• [AIM OF THE EXERCISE]
Reproduce nothing but the lines from the start of the material through the line that includes "ITER_STEP = 750", both ends included, and omit every picture.

• [DATASET EXTRACT]
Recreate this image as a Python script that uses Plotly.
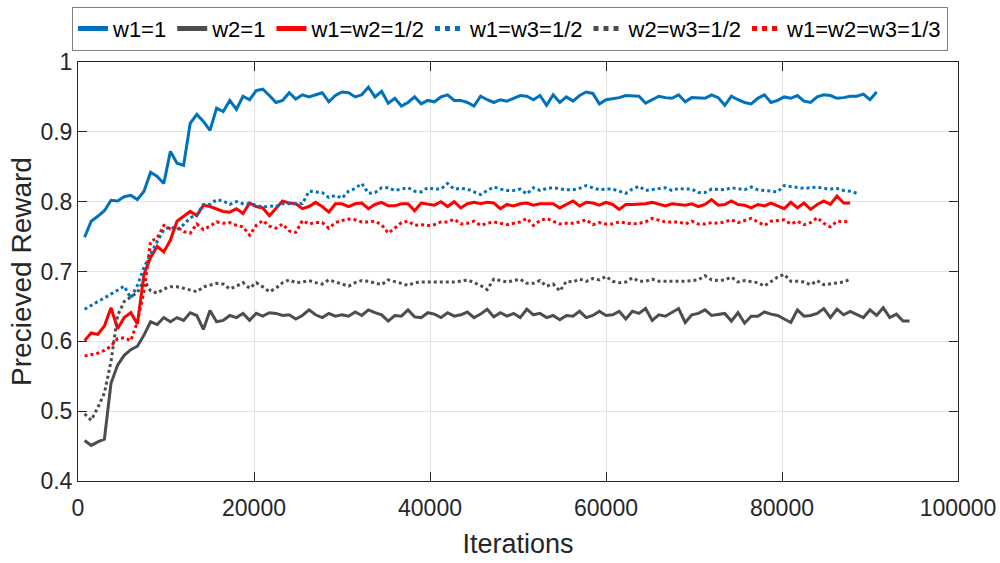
import plotly.graph_objects as go

# Sampling interval of the logged rewards (iterations between points)
ITER_STEP = 750

# Perceived reward per weighting scheme, one value every ITER_STEP iterations
w1_1 = [
    0.749, 0.772, 0.779, 0.787, 0.802, 0.801, 0.807, 0.809, 0.803, 0.815,
    0.842, 0.836, 0.826, 0.872, 0.855, 0.852, 0.912, 0.925, 0.915, 0.902,
    0.934, 0.929, 0.945, 0.932, 0.951, 0.946, 0.959, 0.961, 0.952, 0.942,
    0.945, 0.956, 0.947, 0.953, 0.950, 0.953, 0.956, 0.943, 0.952, 0.957,
    0.956, 0.950, 0.953, 0.964, 0.950, 0.958, 0.941, 0.948, 0.937, 0.942,
    0.950, 0.940, 0.945, 0.943, 0.950, 0.953, 0.945, 0.945, 0.942, 0.937,
    0.951, 0.946, 0.942, 0.946, 0.944, 0.948, 0.952, 0.951, 0.946, 0.952,
    0.938, 0.953, 0.942, 0.950, 0.944, 0.952, 0.957, 0.955, 0.940, 0.946,
    0.947, 0.949, 0.952, 0.951, 0.951, 0.941, 0.946, 0.951, 0.949, 0.948,
    0.953, 0.943, 0.949, 0.949, 0.948, 0.953, 0.949, 0.938, 0.951, 0.946,
    0.942, 0.940, 0.948, 0.953, 0.942, 0.945, 0.950, 0.948, 0.952, 0.944,
    0.942, 0.950, 0.953, 0.952, 0.948, 0.949, 0.951, 0.951, 0.954, 0.946,
    0.957,
]

w2_1 = [
    0.458, 0.451, 0.456, 0.460, 0.540, 0.566, 0.580, 0.588, 0.593, 0.609,
    0.628, 0.624, 0.634, 0.628, 0.634, 0.630, 0.641, 0.637, 0.617, 0.644,
    0.628, 0.630, 0.637, 0.634, 0.640, 0.630, 0.640, 0.636, 0.641, 0.640,
    0.637, 0.638, 0.632, 0.637, 0.645, 0.638, 0.634, 0.640, 0.636, 0.638,
    0.636, 0.642, 0.637, 0.645, 0.641, 0.638, 0.629, 0.637, 0.636, 0.645,
    0.635, 0.634, 0.641, 0.639, 0.634, 0.641, 0.636, 0.638, 0.642, 0.634,
    0.639, 0.646, 0.635, 0.641, 0.636, 0.640, 0.634, 0.646, 0.638, 0.640,
    0.634, 0.637, 0.631, 0.637, 0.636, 0.643, 0.634, 0.637, 0.643, 0.637,
    0.638, 0.643, 0.632, 0.643, 0.640, 0.647, 0.630, 0.638, 0.636, 0.642,
    0.647, 0.627, 0.638, 0.640, 0.645, 0.637, 0.638, 0.640, 0.629, 0.641,
    0.626, 0.636, 0.636, 0.642, 0.639, 0.637, 0.632, 0.627, 0.645, 0.636,
    0.637, 0.640, 0.647, 0.634, 0.646, 0.638, 0.643, 0.638, 0.634, 0.645,
    0.637, 0.648, 0.634, 0.639, 0.629, 0.629,
]

w1_w2_half = [
    0.601, 0.612, 0.610, 0.622, 0.648, 0.618, 0.634, 0.641, 0.625, 0.696,
    0.720, 0.736, 0.728, 0.745, 0.772, 0.779, 0.786, 0.780, 0.795, 0.793,
    0.790, 0.786, 0.785, 0.790, 0.783, 0.798, 0.793, 0.791, 0.780, 0.790,
    0.801, 0.798, 0.797, 0.790, 0.793, 0.799, 0.793, 0.785, 0.797, 0.797,
    0.793, 0.797, 0.798, 0.790, 0.796, 0.799, 0.794, 0.794, 0.797, 0.797,
    0.787, 0.798, 0.797, 0.795, 0.800, 0.793, 0.800, 0.791, 0.797, 0.799,
    0.797, 0.799, 0.798, 0.790, 0.796, 0.794, 0.797, 0.798, 0.795, 0.797,
    0.797, 0.797, 0.791, 0.796, 0.801, 0.794, 0.799, 0.798, 0.795, 0.799,
    0.796, 0.789, 0.796, 0.796, 0.796, 0.797, 0.799, 0.796, 0.794, 0.797,
    0.796, 0.795, 0.797, 0.793, 0.796, 0.803, 0.795, 0.796, 0.801, 0.796,
    0.795, 0.791, 0.796, 0.794, 0.798, 0.794, 0.790, 0.799, 0.791, 0.798,
    0.789, 0.796, 0.801, 0.796, 0.808, 0.798, 0.798,
]

w1_w3_half = [
    0.646, 0.652, 0.657, 0.662, 0.668, 0.674, 0.679, 0.662, 0.680, 0.706,
    0.725, 0.743, 0.760, 0.764, 0.760, 0.767, 0.777, 0.781, 0.796, 0.796,
    0.803, 0.801, 0.796, 0.800, 0.797, 0.797, 0.795, 0.792, 0.794, 0.793,
    0.797, 0.797, 0.798, 0.797, 0.815, 0.814, 0.813, 0.806, 0.809, 0.805,
    0.815, 0.819, 0.826, 0.812, 0.813, 0.820, 0.820, 0.816, 0.818, 0.820,
    0.815, 0.814, 0.820, 0.818, 0.818, 0.826, 0.818, 0.819, 0.818, 0.814,
    0.810, 0.816, 0.821, 0.818, 0.816, 0.816, 0.818, 0.811, 0.820, 0.816,
    0.819, 0.820, 0.818, 0.817, 0.817, 0.819, 0.823, 0.820, 0.817, 0.818,
    0.818, 0.815, 0.812, 0.818, 0.822, 0.816, 0.817, 0.818, 0.820, 0.816,
    0.819, 0.818, 0.818, 0.813, 0.813, 0.818, 0.817, 0.817, 0.820, 0.818,
    0.817, 0.821, 0.817, 0.816, 0.815, 0.814, 0.823, 0.822, 0.820, 0.819,
    0.820, 0.821, 0.819, 0.818, 0.819, 0.816, 0.815, 0.812,
]

w2_w3_half = [
    0.496, 0.487, 0.505, 0.526, 0.571, 0.637, 0.657, 0.664, 0.670, 0.688,
    0.672, 0.669, 0.675, 0.678, 0.678, 0.676, 0.674, 0.671, 0.678, 0.681,
    0.683, 0.682, 0.675, 0.679, 0.684, 0.676, 0.684, 0.678, 0.671, 0.676,
    0.684, 0.688, 0.684, 0.685, 0.687, 0.684, 0.682, 0.688, 0.685, 0.681,
    0.679, 0.684, 0.687, 0.686, 0.683, 0.681, 0.688, 0.686, 0.683, 0.680,
    0.684, 0.685, 0.685, 0.684, 0.684, 0.685, 0.685, 0.686, 0.688, 0.684,
    0.680, 0.674, 0.689, 0.687, 0.685, 0.687, 0.689, 0.683, 0.683, 0.687,
    0.679, 0.682, 0.672, 0.686, 0.685, 0.689, 0.686, 0.690, 0.688, 0.693,
    0.686, 0.684, 0.685, 0.691, 0.686, 0.686, 0.689, 0.686, 0.686, 0.686,
    0.685, 0.686, 0.687, 0.688, 0.694, 0.688, 0.687, 0.688, 0.692, 0.685,
    0.687, 0.685, 0.684, 0.679, 0.685, 0.692, 0.696, 0.686, 0.686, 0.685,
    0.681, 0.687, 0.681, 0.682, 0.684, 0.685, 0.689,
]

w1_w2_w3_third = [
    0.579, 0.581, 0.583, 0.587, 0.593, 0.604, 0.605, 0.601, 0.628, 0.672,
    0.743, 0.748, 0.766, 0.761, 0.764, 0.757, 0.755, 0.768, 0.760, 0.765,
    0.771, 0.769, 0.770, 0.766, 0.764, 0.752, 0.766, 0.773, 0.765, 0.762,
    0.768, 0.758, 0.756, 0.773, 0.768, 0.770, 0.770, 0.762, 0.770, 0.773,
    0.775, 0.774, 0.771, 0.771, 0.772, 0.767, 0.755, 0.762, 0.770, 0.772,
    0.766, 0.767, 0.766, 0.767, 0.771, 0.771, 0.775, 0.768, 0.769, 0.772,
    0.766, 0.769, 0.771, 0.769, 0.767, 0.769, 0.771, 0.776, 0.766, 0.773,
    0.776, 0.772, 0.768, 0.769, 0.769, 0.771, 0.774, 0.767, 0.770, 0.768,
    0.768, 0.771, 0.769, 0.768, 0.769, 0.771, 0.776, 0.774, 0.771, 0.771,
    0.771, 0.768, 0.772, 0.768, 0.768, 0.770, 0.769, 0.771, 0.774, 0.770,
    0.773, 0.776, 0.771, 0.766, 0.772, 0.773, 0.774, 0.768, 0.772, 0.767,
    0.770, 0.777, 0.769, 0.764, 0.772, 0.771, 0.772,
]

series_names = ["w1=1", "w2=1", "w1=w2=1/2", "w1=w3=1/2", "w2=w3=1/2", "w1=w2=w3=1/3"]
series_values = [w1_1, w2_1, w1_w2_half, w1_w3_half, w2_w3_half, w1_w2_w3_third]
series_colors = ["#0072BD", "#4D4D4D", "#FF0000", "#0072BD", "#4D4D4D", "#FF0000"]
series_dash = ["solid", "solid", "solid", "dot", "dot", "dot"]

x_ticks = [0, 20000, 40000, 60000, 80000, 100000]
y_ticks = [0.4, 0.5, 0.6, 0.7, 0.8, 0.9, 1.0]
y_tick_text = ["0.4", "0.5", "0.6", "0.7", "0.8", "0.9", "1"]

FONT = "Liberation Sans, Arial, sans-serif"
AXIS_COLOR = "#262626"

fig = go.Figure()
for name, vals, color, dash in zip(series_names, series_values, series_colors, series_dash):
    fig.add_trace(go.Scatter(
        x=[ITER_STEP * (i + 1) for i in range(len(vals))],
        y=vals,
        mode="lines",
        name=name,
        line=dict(color=color, width=3, dash=dash),
    ))

axis_common = dict(
    showline=True, linecolor=AXIS_COLOR, linewidth=1, mirror="ticks",
    ticks="inside", ticklen=9, tickcolor=AXIS_COLOR, tickwidth=1,
    showgrid=True, gridcolor="#E3E3E3", gridwidth=1, zeroline=False,
    tickfont=dict(family=FONT, size=23, color=AXIS_COLOR),
)

fig.update_layout(
    width=1000, height=563,
    margin=dict(l=78, r=42, t=62, b=82, autoexpand=False),
    paper_bgcolor="white", plot_bgcolor="white",
    font=dict(family=FONT, color=AXIS_COLOR),
    xaxis=dict(
        range=[0, 100000], tickvals=x_ticks, ticktext=[str(v) for v in x_ticks],
        ticklabelstandoff=6,
        title=dict(text="Iterations", font=dict(family=FONT, size=27, color=AXIS_COLOR), standoff=14),
        **axis_common,
    ),
    yaxis=dict(
        range=[0.4, 1.0], tickvals=y_ticks, ticktext=y_tick_text,
        title=dict(text="Precieved Reward", font=dict(family=FONT, size=28, color=AXIS_COLOR), standoff=0),
        **axis_common,
    ),
    legend=dict(
        orientation="h", xref="container", yref="container",
        x=0.072, y=0.988, xanchor="left", yanchor="top",
        bordercolor="#7F7F7F", borderwidth=1, bgcolor="white",
        font=dict(family=FONT, size=22, color="#000000"),
        itemwidth=30, tracegroupgap=0, itemsizing="constant",
    ),
    showlegend=True,
)

fig.write_html("out.html")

• [TASK RESPONSE]
Recreate this image as a Python script that uses Plotly.
import plotly.graph_objects as go

# Sampling interval of the logged rewards (iterations between points)
ITER_STEP = 750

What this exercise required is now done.